Fit a simple within-subject model on the panel from Week 2, evaluate it, and show one sensitivity check to a processing choice that is actually present in your pipeline. The specific model depends on which of the two candidate RQs the group chose:

• If the question is session drift in a visual ROI (RQ 1): fit a linear or mixed model of mean ROI beta on session number for one participant, and the key parameter is the session slope. Sensitivity: alternative ROI definition (V1v vs. V1d vs. combined V1), alternative session-aggregation window, or alternative missing-session rule.
• If the question is animate vs. inanimate distinguishability (RQ 2): fit a group comparison or a simple classifier on trial- or condition-level ROI responses, and the key parameter is the contrast / classification metric. Sensitivity: alternative ROI choice, alternative trial selection, or alternative animacy labeling rule.

Common prompts for both RQs:

• Is the goal association, prediction, or causal effect? (For both candidate RQs this is a descriptive within-subject question.)
• Which model is small enough to explain clearly given that the temporal index is sessions or trials, not raw samples?
• Which parameter answers the substantive research question, and what would a null result actually look like?

Prepare for roundtable in week 4:

• Explain why the temporal index here is session order (RQ 1) or trial structure (RQ 2), not within-trial autocorrelation, and what that implies for which “time-series” concepts apply and which don’t.
• Explain how within-subject repeated measurement creates dependence that ordinary i.i.d. regression ignores, and how a mixed model or paired comparison addresses it.
• Explain how the model uses the extracted signal (session-mean beta in an ROI, or condition-level ROI response) and what parts of the original scientific object (voxel-level structure, trial-level events, full BOLD time series) it ignores.
• Explain why sensitivity to ROI choice, aggregation level, and labeling rules is central rather than optional in this kind of work.

Week 4

Visualize and tell a story about the within-subject result while making the data standard, preprocessing, and model assumptions explicit.

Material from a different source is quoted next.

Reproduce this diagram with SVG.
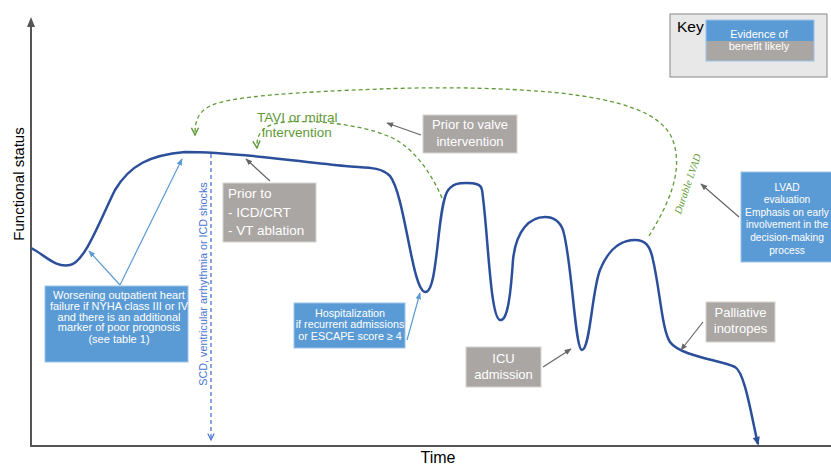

• What is the context? What is the main result? Why is it important?
• Which visualizations best separate raw NIfTI data, the ROI-aggregated summary, and the fitted model? For RQ 1: a per-session line/dot plot of mean beta per ROI with the fitted slope and an uncertainty band. For RQ 2: ROI-level mean response by animacy category, with appropriate uncertainty.
• Which scientific metadata or preprocessing choices (BIDS structure, ROI definition, beta version, session/trial filter, animacy labels) are necessary for someone else to reproduce the result?
• What are the assumptions and limitations of your design, especially the move from voxelwise fMRI to ROI-level summaries?